[Data provided]:
[start]
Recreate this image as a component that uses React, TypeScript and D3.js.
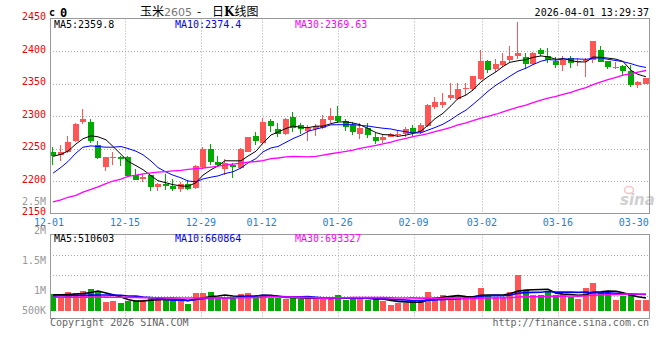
import React from "react";
import * as d3 from "d3";

// ---- data (corn 2605 daily K, 12-01 .. 04-01) ----
const opens = [
  2245, 2240, 2244, 2262, 2291, 2291, 2256, 2222, 2235, 2237,
  2237, 2209, 2203, 2209, 2191, 2195, 2193, 2188, 2196, 2190,
  2221, 2250, 2230, 2219, 2225, 2220, 2245, 2269, 2258, 2292,
  2280, 2272, 2299, 2286, 2277, 2280, 2281, 2294, 2300, 2292,
  2286, 2272, 2282, 2268, 2263, 2268, 2271, 2272, 2281, 2275,
  2285, 2314, 2317, 2327, 2326, 2341, 2342, 2357, 2385, 2372,
  2378, 2386, 2392, 2391, 2380, 2401, 2392, 2385, 2378, 2389,
  2383, 2384, 2386, 2401, 2384, 2375, 2377, 2370, 2348, 2350,
];
const highs = [
  2252, 2255, 2270, 2289, 2311, 2295, 2261, 2237, 2244, 2238,
  2238, 2218, 2211, 2210, 2197, 2211, 2203, 2198, 2201, 2225,
  2252, 2257, 2238, 2234, 2228, 2251, 2268, 2275, 2297, 2296,
  2289, 2297, 2306, 2289, 2286, 2287, 2301, 2312, 2316, 2295,
  2291, 2289, 2290, 2274, 2271, 2274, 2279, 2283, 2286, 2290,
  2319, 2330, 2335, 2351, 2351, 2351, 2362, 2401, 2386, 2388,
  2397, 2407, 2444, 2397, 2398, 2405, 2405, 2391, 2392, 2393,
  2389, 2389, 2416, 2407, 2385, 2383, 2379, 2378, 2354, 2359,
];
const lows = [
  2225, 2231, 2243, 2260, 2288, 2259, 2234, 2215, 2225, 2223,
  2206, 2201, 2199, 2184, 2184, 2186, 2184, 2183, 2186, 2188,
  2219, 2224, 2222, 2210, 2204, 2218, 2244, 2256, 2257, 2276,
  2268, 2271, 2276, 2273, 2262, 2270, 2280, 2289, 2290, 2277,
  2271, 2265, 2266, 2257, 2259, 2267, 2267, 2268, 2269, 2273,
  2283, 2311, 2313, 2324, 2324, 2332, 2339, 2355, 2366, 2368,
  2376, 2383, 2388, 2373, 2379, 2392, 2381, 2374, 2369, 2374,
  2377, 2360, 2382, 2383, 2372, 2373, 2363, 2345, 2343, 2349,
];
const closes = [
  2238, 2244, 2260, 2288, 2295, 2261, 2236, 2237, 2237, 2234,
  2208, 2202, 2206, 2191, 2195, 2192, 2188, 2196, 2188, 2223,
  2250, 2230, 2225, 2228, 2222, 2250, 2267, 2262, 2291, 2284,
  2272, 2295, 2281, 2280, 2282, 2284, 2295, 2300, 2293, 2283,
  2275, 2282, 2271, 2261, 2268, 2272, 2272, 2280, 2274, 2286,
  2317, 2322, 2322, 2332, 2342, 2343, 2361, 2385, 2371, 2380,
  2384, 2393, 2397, 2380, 2397, 2395, 2386, 2378, 2386, 2382,
  2384, 2386, 2416, 2383, 2376, 2376, 2369, 2347, 2352, 2358,
];
const volumes = [
  676000, 500000, 771000, 730000, 798000, 893000, 798000, 365000, 406000, 325000,
  392000, 433000, 433000, 528000, 433000, 474000, 474000, 379000, 284000, 730000,
  730000, 771000, 474000, 474000, 541000, 690000, 730000, 555000, 609000, 528000,
  528000, 474000, 568000, 474000, 555000, 474000, 474000, 500000, 636000, 433000,
  541000, 500000, 433000, 500000, 406000, 230000, 325000, 325000, 433000, 392000,
  758000, 541000, 622000, 595000, 541000, 568000, 500000, 920000, 636000, 568000,
  568000, 758000, 1448000, 839000, 636000, 636000, 812000, 636000, 676000, 541000,
  474000, 920000, 1137000, 758000, 704000, 433000, 595000, 676000, 433000, 433000,
];

const ma5Lead = [2238, 2241, 2246, 2257];
const ma10Lead = [2212, 2221, 2230, 2243, 2252, 2254, 2253, 2252, 2252];
const ma30Lead = [
  2168, 2171, 2175, 2178, 2183, 2187, 2191, 2196, 2200, 2203,
  2207, 2209, 2211, 2212.5, 2213.5, 2214.5, 2215.5, 2216.5, 2218, 2219,
  2220, 2221.5, 2223, 2224.5, 2226, 2227.5, 2229, 2230, 2231.5,
];
const volMa5Lead = [650000, 645000, 660000, 680000];
const volMa10Lead = [600000, 605000, 610000, 615000, 625000, 635000, 640000, 640000, 635000];
const volMa30Lead = [
  545000, 545000, 548000, 548000, 550000, 552000, 552000, 550000, 548000, 545000,
  540000, 535000, 530000, 528000, 525000, 522000, 520000, 518000, 516000, 515000,
  516000, 518000, 520000, 522000, 525000, 528000, 532000, 536000, 540000,
];

const tickIndex = [0, 10, 20, 28, 38, 48, 57, 67, 77];
const tickLabels = ["12-01", "12-15", "12-29", "01-12", "01-26", "02-09", "03-02", "03-16", "03-30"];
const priceTicks = [2150, 2200, 2250, 2300, 2350, 2400, 2450];
const volTicks = [2500000, 2000000, 1500000, 1000000, 500000];
const volTickLabels = ["2.5M", "2M", "1.5M", "1M", "500K"];
const mainLegend = ["MA5:2359.8", "MA10:2374.4", "MA30:2369.63"];
const volLegend = ["MA5:510603", "MA10:660864", "MA30:693327"];
const maColors = ["#000000", "#0000ff", "#ff00ff"];

function movingAverage(values: number[], n: number, lead: number[]) {
  return values.map((_, i) => (i >= n - 1 ? (d3.mean(values.slice(i - n + 1, i + 1)) as number) : lead[i]));
}

const MONO = "'DejaVu Sans Mono', 'Liberation Mono', monospace";
const RED = "#ff5555";
const GREEN = "#00aa00";

export default function App() {
  const n = closes.length;
  const xBand = d3.scaleLinear().domain([0, n]).range([50, 650]);
  const xGrid = d3.scaleLinear().domain([0, 79]).range([49, 649]);
  const yMain = d3.scaleLinear().domain([2150, 2450]).range([213.5, 18.5]);
  const yVol = d3.scaleLinear().domain([0, 3090000]).range([310.7, 234.7]);
  const yVolLabel = d3.scaleLinear().domain([663000, 2500000]).range([310.5, 201]).clamp(true);

  const left = (i: number) => Math.round(xBand(i));
  const cx = (i: number) => left(i) + 3;
  const idx = d3.range(n);

  const ma = [
    movingAverage(closes, 5, ma5Lead),
    movingAverage(closes, 10, ma10Lead),
    movingAverage(closes, 30, ma30Lead),
  ];
  const vma = [
    movingAverage(volumes, 5, volMa5Lead),
    movingAverage(volumes, 10, volMa10Lead),
    movingAverage(volumes, 30, volMa30Lead),
  ];

  const mainLine = (arr: number[]) =>
    d3.line<number>().x((i) => cx(i)).y((i) => yMain(arr[i]))(idx) || "";
  const volLine = (arr: number[]) =>
    d3.line<number>().x((i) => cx(i)).y((i) => yVol(arr[i]))(idx) || "";

  const mainTop = 18.5, mainBottom = 213.5, volTop = 234.5, volBottom = 318.5;
  const volGrid = d3.range(1, 4).map((k) => volTop + (k * (316 - volTop)) / 4);
  const vTicks = tickIndex.slice(1, -1);

  return (
    <svg width={660} height={360} style={{ position: "absolute", left: 0, top: 0, background: "#fff" }}>
      <rect x={0} y={0} width={660} height={360} fill="#fff" />

      {/* header */}
      <text x={49} y={16} fontFamily={MONO} fontSize={10} fontWeight="bold" fill="#000">c</text>
      <text x={60} y={16.5} fontFamily={MONO} fontSize={12} fontWeight="bold" fill="#000">0</text>
      <text x={140} y={15.5} fontFamily="'Noto Sans CJK SC', sans-serif" fontSize={12} fill="#000">
        玉米<tspan fill="#777" fontFamily="'DejaVu Sans', sans-serif" fontSize={11}>2605</tspan>
      </text>
      <text x={199} y={15.5} textAnchor="middle" fontFamily="'Noto Sans CJK SC', sans-serif" fontSize={12} fill="#000">-</text>
      <text x={212} y={15.5} fontFamily="'Noto Sans CJK SC', sans-serif" fontSize={12} fill="#000">
        日<tspan fontWeight="bold" fontFamily="'DejaVu Serif', serif">K</tspan>线图
      </text>
      <text x={649} y={15.5} textAnchor="end" fontFamily={MONO} fontSize={10} fill="#000">2026-04-01 13:29:37</text>

      {/* main grid */}
      {priceTicks.slice(1, -1).map((p) => (
        <line key={"hg" + p} x1={50} x2={650} y1={Math.round(yMain(p)) + 0.5} y2={Math.round(yMain(p)) + 0.5}
          stroke="#aaa" strokeDasharray="1,2" />
      ))}
      {vTicks.map((t) => (
        <line key={"vg" + t} x1={Math.round(xGrid(t)) + 0.5} x2={Math.round(xGrid(t)) + 0.5} y1={mainTop} y2={mainBottom}
          stroke="#aaa" strokeDasharray="1,2" />
      ))}
      {/* volume grid */}
      {volGrid.map((g, k) => (
        <line key={"vhg" + k} x1={50} x2={650} y1={Math.round(g) + 0.5} y2={Math.round(g) + 0.5}
          stroke="#aaa" strokeDasharray="1,2" />
      ))}
      {vTicks.map((t) => (
        <line key={"vvg" + t} x1={Math.round(xGrid(t)) + 0.5} x2={Math.round(xGrid(t)) + 0.5} y1={volTop} y2={volBottom}
          stroke="#aaa" strokeDasharray="1,2" />
      ))}

      {/* sina watermark */}
      <g opacity={0.55}>
        <ellipse cx={629} cy={190} rx={4.5} ry={3.5} fill="none" stroke="#e99" strokeWidth={1.5} />
        <text x={620} y={205} fontFamily="'DejaVu Sans', sans-serif" fontStyle="italic" fontWeight="bold" fontSize={15} fill="#aaa">sina</text>
      </g>

      {/* candles */}
      {idx.map((i) => {
        const o = opens[i], c = closes[i], h = highs[i], l = lows[i];
        const col = c >= o ? RED : GREEN;
        const yTop = yMain(Math.max(o, c));
        const yBot = yMain(Math.min(o, c));
        const bh = Math.max(1, yBot - yTop);
        return (
          <g key={"c" + i} shapeRendering="crispEdges">
            <line x1={cx(i) - 0.5} x2={cx(i) - 0.5} y1={yMain(h)} y2={yMain(l)} stroke={col} />
            <rect x={left(i)} y={yTop} width={6} height={bh} fill={col} />
          </g>
        );
      })}

      {/* MA lines main */}
      {ma.map((arr, k) => (
        <path key={"ma" + k} d={mainLine(arr)} fill="none" stroke={maColors[k]} strokeWidth={k === 2 ? 1.3 : 1} />
      ))}

      {/* volume bars */}
      {idx.map((i) => (
        <rect key={"v" + i} x={left(i)} y={yVol(volumes[i])} width={6} height={yVol(0) - yVol(volumes[i])}
          fill={closes[i] >= opens[i] ? RED : GREEN} shapeRendering="crispEdges" />
      ))}
      {vma.map((arr, k) => (
        <path key={"vma" + k} d={volLine(arr)} fill="none" stroke={maColors[k]} strokeWidth={1.6} />
      ))}

      {/* borders */}
      <rect x={50.5} y={mainTop} width={599} height={mainBottom - mainTop} fill="none" stroke="#999" />
      <rect x={50.5} y={volTop} width={599} height={volBottom - volTop} fill="none" stroke="#999" />

      {/* legends */}
      {mainLegend.map((t, k) => (
        <text key={"ml" + k} x={[54, 175, 295][k]} y={27.5} fontFamily={MONO} fontSize={10} fill={maColors[k]}>{t}</text>
      ))}
      {volLegend.map((t, k) => (
        <text key={"vl" + k} x={[54, 175, 295][k]} y={242} fontFamily={MONO} fontSize={10} fill={maColors[k]}>{t}</text>
      ))}

      {/* y labels */}
      {priceTicks.map((p) => (
        <text key={"pl" + p} x={46} y={yMain(p) + 1.5} textAnchor="end" fontFamily={MONO} fontSize={10} fill="#ee0000">{p}</text>
      ))}
      {volTicks.map((v, k) => (
        <text key={"vtl" + k} x={46} y={yVolLabel(v) + 3.5} textAnchor="end" fontFamily={MONO} fontSize={10} fill="#999">{volTickLabels[k]}</text>
      ))}

      {/* x labels */}
      {tickIndex.map((t, k) => (
        <text key={"xl" + k} x={xGrid(t)} y={226} textAnchor="middle" fontFamily={MONO} fontSize={10} fill="#2a80d0">{tickLabels[k]}</text>
      ))}

      {/* footer */}
      <text x={50} y={326} fontFamily={MONO} fontSize={10} fill="#666">Copyright 2026 SINA.COM</text>
      <text x={649} y={326} textAnchor="end" fontFamily={MONO} fontSize={10} fill="#666">http://finance.sina.com.cn</text>
    </svg>
  );
}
[end]
[Request]:
Please reproduce the listing exactly from its opening line through the line that contains "import * as", both included, with all pictures omitted.

[Task solution]:
Recreate this image as a component that uses React, TypeScript and D3.js.
import React from "react";
import * as d3 from "d3";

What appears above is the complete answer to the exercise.